As it turned out, American football is still a game of inches, and the slower, more boring football the rest of the world enjoys is still an athletic afterthought in the United States. But in this summer of our discontent, when the country feels as divided and divisive as it has in a long time, it just might be soccer that grants us a brief reprieve.

Starting this weekend, the United States will be hosting the Copa America Centanario (one hundredth anniversary). If you’ve never heard of the Copa America, which is likely, it is the South American international soccer championship. Along with its counterpart, the European international championship, it holds a place just beneath the World Cup as the most important tournament in the sport.

So why is the United States hosting a South American soccer tournament when it is most decidedly not in South America? There are a couple of answers. The first is that unlike the Union of European Football Associations, the South American soccer federation CONMEBOL has only 10 member nations. So other nations are invited to fill out the field of 16 teams needed for the event. So CONMEBOL invited six teams from the North American soccer federation CONCACAF to participate. Don’t worry about the continental federation’s acronyms; they won’t be on the test.

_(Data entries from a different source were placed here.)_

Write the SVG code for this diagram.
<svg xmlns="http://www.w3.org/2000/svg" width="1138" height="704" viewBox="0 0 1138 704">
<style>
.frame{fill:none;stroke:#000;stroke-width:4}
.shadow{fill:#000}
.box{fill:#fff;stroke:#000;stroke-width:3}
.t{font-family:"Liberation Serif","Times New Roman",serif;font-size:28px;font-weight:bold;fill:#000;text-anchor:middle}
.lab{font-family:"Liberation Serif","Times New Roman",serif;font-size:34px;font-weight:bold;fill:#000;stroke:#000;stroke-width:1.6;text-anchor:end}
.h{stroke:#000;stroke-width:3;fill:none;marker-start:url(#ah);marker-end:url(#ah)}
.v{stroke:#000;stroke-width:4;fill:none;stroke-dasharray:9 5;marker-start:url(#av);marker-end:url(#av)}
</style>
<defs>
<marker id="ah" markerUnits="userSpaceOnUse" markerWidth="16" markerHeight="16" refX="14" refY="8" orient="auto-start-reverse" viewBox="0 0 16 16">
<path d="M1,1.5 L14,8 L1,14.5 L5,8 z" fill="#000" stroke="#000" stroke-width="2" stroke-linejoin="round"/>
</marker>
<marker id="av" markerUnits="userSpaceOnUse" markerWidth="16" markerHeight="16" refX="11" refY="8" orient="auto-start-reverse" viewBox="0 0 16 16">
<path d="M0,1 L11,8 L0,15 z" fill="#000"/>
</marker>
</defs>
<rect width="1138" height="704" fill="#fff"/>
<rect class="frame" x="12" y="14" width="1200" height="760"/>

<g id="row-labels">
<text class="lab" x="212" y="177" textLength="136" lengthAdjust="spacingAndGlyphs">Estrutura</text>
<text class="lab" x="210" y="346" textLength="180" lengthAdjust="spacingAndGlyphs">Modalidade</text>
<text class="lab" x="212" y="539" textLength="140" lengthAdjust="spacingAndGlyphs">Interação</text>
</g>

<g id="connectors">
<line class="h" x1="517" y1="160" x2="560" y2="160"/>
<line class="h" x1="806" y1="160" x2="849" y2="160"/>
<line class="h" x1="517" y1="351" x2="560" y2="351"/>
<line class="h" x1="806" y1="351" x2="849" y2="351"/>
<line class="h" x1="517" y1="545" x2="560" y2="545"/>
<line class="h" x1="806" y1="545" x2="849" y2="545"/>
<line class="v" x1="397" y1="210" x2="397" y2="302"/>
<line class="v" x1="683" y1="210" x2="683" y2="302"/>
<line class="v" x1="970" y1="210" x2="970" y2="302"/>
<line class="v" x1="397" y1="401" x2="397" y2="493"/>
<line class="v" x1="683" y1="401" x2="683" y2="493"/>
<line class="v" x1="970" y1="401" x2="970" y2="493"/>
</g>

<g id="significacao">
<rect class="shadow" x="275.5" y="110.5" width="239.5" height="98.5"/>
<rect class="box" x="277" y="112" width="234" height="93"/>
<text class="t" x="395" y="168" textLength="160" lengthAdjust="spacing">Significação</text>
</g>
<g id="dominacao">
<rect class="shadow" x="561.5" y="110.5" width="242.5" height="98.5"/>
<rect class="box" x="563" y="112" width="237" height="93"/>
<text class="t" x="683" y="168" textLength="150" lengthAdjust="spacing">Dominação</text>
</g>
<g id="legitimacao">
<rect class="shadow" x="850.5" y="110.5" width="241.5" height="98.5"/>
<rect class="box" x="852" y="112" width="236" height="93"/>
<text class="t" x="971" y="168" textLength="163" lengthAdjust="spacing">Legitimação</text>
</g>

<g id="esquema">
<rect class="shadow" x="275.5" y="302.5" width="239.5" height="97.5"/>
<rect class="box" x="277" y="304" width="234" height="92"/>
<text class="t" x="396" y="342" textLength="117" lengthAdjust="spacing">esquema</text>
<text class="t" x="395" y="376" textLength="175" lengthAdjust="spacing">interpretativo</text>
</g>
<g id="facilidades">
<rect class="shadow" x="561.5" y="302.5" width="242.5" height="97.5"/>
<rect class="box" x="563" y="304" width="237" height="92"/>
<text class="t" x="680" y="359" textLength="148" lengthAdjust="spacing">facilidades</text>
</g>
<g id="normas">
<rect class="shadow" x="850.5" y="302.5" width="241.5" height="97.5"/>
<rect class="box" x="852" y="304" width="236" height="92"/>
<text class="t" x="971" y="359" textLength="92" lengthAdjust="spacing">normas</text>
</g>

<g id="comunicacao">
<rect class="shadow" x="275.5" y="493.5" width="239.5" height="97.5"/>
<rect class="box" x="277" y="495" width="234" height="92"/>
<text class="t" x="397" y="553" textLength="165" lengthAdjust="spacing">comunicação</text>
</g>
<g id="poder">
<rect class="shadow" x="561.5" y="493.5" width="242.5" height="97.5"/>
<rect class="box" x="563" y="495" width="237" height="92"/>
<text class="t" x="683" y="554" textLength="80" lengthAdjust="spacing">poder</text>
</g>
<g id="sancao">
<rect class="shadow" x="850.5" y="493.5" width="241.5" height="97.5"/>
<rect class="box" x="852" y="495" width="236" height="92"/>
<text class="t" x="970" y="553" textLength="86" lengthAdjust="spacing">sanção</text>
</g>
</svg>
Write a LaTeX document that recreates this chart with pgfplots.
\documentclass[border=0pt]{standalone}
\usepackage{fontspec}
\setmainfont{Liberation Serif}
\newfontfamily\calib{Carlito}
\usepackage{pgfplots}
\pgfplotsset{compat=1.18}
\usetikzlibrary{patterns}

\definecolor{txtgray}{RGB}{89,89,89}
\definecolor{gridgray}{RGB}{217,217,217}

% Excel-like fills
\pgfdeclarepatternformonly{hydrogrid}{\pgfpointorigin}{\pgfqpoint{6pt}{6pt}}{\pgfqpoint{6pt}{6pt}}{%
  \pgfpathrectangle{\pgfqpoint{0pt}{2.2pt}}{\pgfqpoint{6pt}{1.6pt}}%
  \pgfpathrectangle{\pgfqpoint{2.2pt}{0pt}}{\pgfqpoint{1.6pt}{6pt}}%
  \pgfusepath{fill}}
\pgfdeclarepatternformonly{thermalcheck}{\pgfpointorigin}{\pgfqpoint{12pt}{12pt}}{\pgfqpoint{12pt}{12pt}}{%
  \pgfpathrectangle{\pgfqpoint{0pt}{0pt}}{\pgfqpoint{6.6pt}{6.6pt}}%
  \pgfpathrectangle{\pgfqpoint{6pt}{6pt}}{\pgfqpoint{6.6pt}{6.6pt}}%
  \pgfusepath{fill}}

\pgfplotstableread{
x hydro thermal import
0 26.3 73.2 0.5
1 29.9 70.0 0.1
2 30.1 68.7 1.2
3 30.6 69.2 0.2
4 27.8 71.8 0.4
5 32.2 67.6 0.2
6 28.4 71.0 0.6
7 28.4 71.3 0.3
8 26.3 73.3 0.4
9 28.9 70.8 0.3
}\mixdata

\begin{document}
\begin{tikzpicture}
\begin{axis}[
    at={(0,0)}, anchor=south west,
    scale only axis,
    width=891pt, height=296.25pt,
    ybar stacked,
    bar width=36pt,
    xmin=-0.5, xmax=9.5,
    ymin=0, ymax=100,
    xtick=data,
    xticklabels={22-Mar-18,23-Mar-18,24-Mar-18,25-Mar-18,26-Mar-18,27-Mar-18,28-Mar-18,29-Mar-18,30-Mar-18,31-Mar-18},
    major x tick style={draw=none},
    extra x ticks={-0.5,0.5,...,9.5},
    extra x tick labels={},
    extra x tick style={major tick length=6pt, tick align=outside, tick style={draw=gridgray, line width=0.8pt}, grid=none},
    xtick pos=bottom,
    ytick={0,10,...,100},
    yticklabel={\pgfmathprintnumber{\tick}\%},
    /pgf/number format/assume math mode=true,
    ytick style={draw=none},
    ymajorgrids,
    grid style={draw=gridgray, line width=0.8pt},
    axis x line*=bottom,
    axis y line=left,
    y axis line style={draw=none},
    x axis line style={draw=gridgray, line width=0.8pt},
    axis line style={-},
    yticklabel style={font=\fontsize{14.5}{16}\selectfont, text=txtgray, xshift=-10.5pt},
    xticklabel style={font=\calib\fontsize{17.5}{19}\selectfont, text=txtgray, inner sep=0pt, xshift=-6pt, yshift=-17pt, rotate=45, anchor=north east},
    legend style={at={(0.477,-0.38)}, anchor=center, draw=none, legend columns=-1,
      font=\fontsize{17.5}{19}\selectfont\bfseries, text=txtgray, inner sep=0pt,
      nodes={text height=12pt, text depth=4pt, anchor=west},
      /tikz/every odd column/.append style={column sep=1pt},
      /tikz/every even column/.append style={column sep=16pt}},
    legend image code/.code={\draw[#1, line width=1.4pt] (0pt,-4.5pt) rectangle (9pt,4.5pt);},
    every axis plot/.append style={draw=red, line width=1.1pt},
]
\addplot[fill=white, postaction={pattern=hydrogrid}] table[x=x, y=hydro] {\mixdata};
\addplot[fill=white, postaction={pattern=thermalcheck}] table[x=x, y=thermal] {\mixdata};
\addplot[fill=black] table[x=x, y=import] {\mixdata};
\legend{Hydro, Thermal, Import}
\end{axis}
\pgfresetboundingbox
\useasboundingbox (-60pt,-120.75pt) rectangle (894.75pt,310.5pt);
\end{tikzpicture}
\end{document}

That explains why the United States is participating in the Copa America, but why is it hosting the anniversary competition of an event it barely has any connection with? That goes back to Pelé in the ’70s, and the United States hosting the 1994 World Cup and the constant drumbeat of “Soccer is going to happen in America!” It’s about money. We have a lot of it. Soccer wants some. Just as the NFL flirts with Europe and the NBA flirts with China, international soccer is salivating for the American market.

America the Underdog

So, yes, this whole thing is mainly about convincing Americans to buy soccer jerseys and to watch the sport on ESPN 3. But that doesn’t mean it can’t help a weary country convinced it is falling apart at the seams. Soccer gives us, as a nation, that rare opportunity to come together and root for ourselves as an underdog.

Notwithstanding Donald Trump’s insistence that the United States “loses at everything,” most people tend to think of us as the most powerful nation on Earth. But in soccer, we are not powerful. In the last two World Cups we advanced to the knockout round. Then we lost to Ghana and Belgium. Look, we aren’t that good. We are the Rocky Balboa of soccer. But that’s what makes it great. All of our greatest international sports memories come from being the underdog.

The Miracle on Ice in 1980 was a miracle because the United States wasn’t supposed to be a hockey power. Mary Lou Retton’s gold medal resounded with glory for the same reason. Even Jesse Owens racing against Nazis in 1936 was a bolt of lightning that nobody dared expect. Starting with the American Revolution, the United States has been known for defying expectations. Maybe, just maybe, this American soccer team can bring us there again.

Can We Win?

No. Going into the last World Cup, our German coach Jurgen Klinsamann famously said his team had no chance to win. It was an odd thing for a coach, even a German one, to say. But it was true. And it’s probably true in this tournament.

Argentina with little Leo Messi, probably the best player who ever lived, should spank the U.S. team. Brazil, the greatest soccer nation on earth, won’t sweat us in the least. Even Chile and Columbia snicker at the thought of losing to our team that doesn’t even have a nickname. But that’s the point. Screw them. We are the United States, and we damn well think we have a chance. Always.

That’s why we all need to get behind this team. We need to believe it can do the impossible, as America has done time and again. We need to believe it can pull off the greatest international troll of all time by raising a major trophy in a sport we don’t even care about. Is it going to happen? Probably not. But these are the stories we love, these are the underdogs we gravitate towards, and these are the times we can come together as one.

Set Realistic Expectations

So, what counts as a win in this tournament? First and foremost is doing better than Mexico. Most people don’t know this, but Mexico is our greatest soccer rival, and we tend to lose. Surpassing Mexico in this tournament would be a great victory.

A match against Mexico could only happen in the semifinals. That would require the United States beating Brazil, or another South American powerhouse. One hope we have is that Brazil will be without its best player Neymar, who is being kept free for the Olympics.

Dig it—it’s a long shot. But not that long a shot. In the odds, the United States is only behind Argentina, Brazil, and Chile. It suggests we can win this, on our own grounds. We can make the world shudder at the thought that the United States has learned how to play soccer.

Deal With the Flaws

There is much to mock and deride in soccer. The dramatic dives that players make pretending to be injured are horrible (ahem, LeBron James). The ties are terrible. And penalty shootouts to decide championships are like a free-throw competition to win the NBA finals. The boy band haircuts also grate against the grain of a traditional American sports fan.

But let us look past all these flaws. Let us root, root, root for the home team. If we don’t win, it’s expected. But if we do, if we can, if we can defy the odds and carry home a championship, or at least do better than Mexico, then we win.

The rest of our hemisphere is coming here to embarrass us. But we have some good kids ready to play some soccer and make sure that doesn’t happen. Let’s get behind them. Let’s make sure they know we are on their team. Nobody you are voting for or voting against matters here. We should get together on this. It’s the United States against all comers. As a nation, we should be ready cheer our boys on.